Natürlich werden diese auch fotografiert - was sehr aufwendig ist. Zum einen wird alles mit Wasser benetzt, damit sich die Strukturen im Boden besser abzeichnen. Dann darf wegen der Kontraste kein Sonnenstrahl mit aufs Bild, eine große schwarze Folie schirmt das Objekt ab. Eine Tafel liegt mit Nummerierungen daneben, ebenso ein Metermaß und ein Nordpfeil.

Fakt ist auch, dass auf dem Areal früher kein Wald gestanden hatte - die damals noch nicht eingedeichte Elbe hätte ihn wohl alsbald fortgeschwemmt. Die im Boden steckenden Haarwurzeln bereiten den Gräbern allerhand Arbeit, jeder hält eine Schere griffbereit. Leider haben die kräftigen Wurzeln auch manche Fundstätte verwüstet.

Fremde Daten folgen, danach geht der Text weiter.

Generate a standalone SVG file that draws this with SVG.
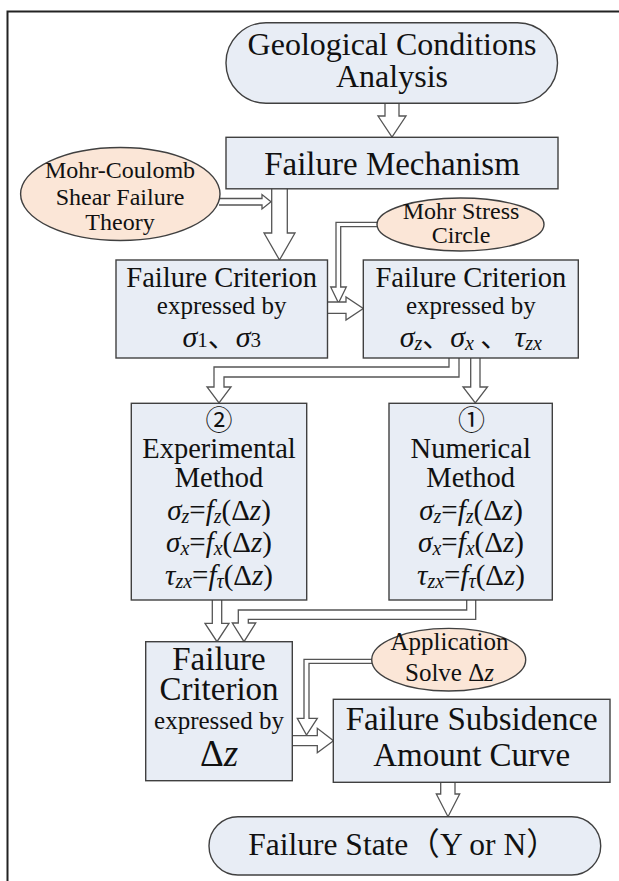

Judith Lücke war bereits beim Roden der Stubben mit vor Ort, dabei konnte sie gleich tief in den Boden schauen. "Da hatte sich schon unglaublich viel Keramik angefunden", berichtete sie. - Es war zugleich ein Hinweis darauf, dass hier noch mehr zu finden war. Sie legte Schnitte von vier Metern Länge an und erstellte eine Dokumentation, aufgrund der Ergebnisse wurden die Flächen zusammen mit dem Landesamt für Denkmalschutz ausgewählt. Ein Vermessungsgerät namens Tachymeter misst die Flächen für den Computer ein - derzeit arbeiten die Ausgräber auf einer Höhe von 26 Metern über Normalnull. Auch damals haben die Menschen bereits auf etwas erhöhten Standorten gesiedelt, denn Deiche zum Schutz vor der ausufernden Elbe gab es da noch nicht.

Rotarmisten hinterließen Flaschen und Dosen

Kampfmittelräumer hatten das Gebiet vorher abgesucht - auch sie waren fündig geworden. In der DDR campierten in dem Waldstück oftmals Soldaten der Roten Armee - und hinterließen diverse leere Dosen, Briketts und Flaschen.

Parallel zu den Grabungen geht der Deichbau voran - auf der Baustraße nebenan herrscht reger Verkehr. Irgendwann in naher Zukunft wird dann ein mehrere Meter hoher Erdwall die stummen Zeugen aus alten Zeiten überdecken.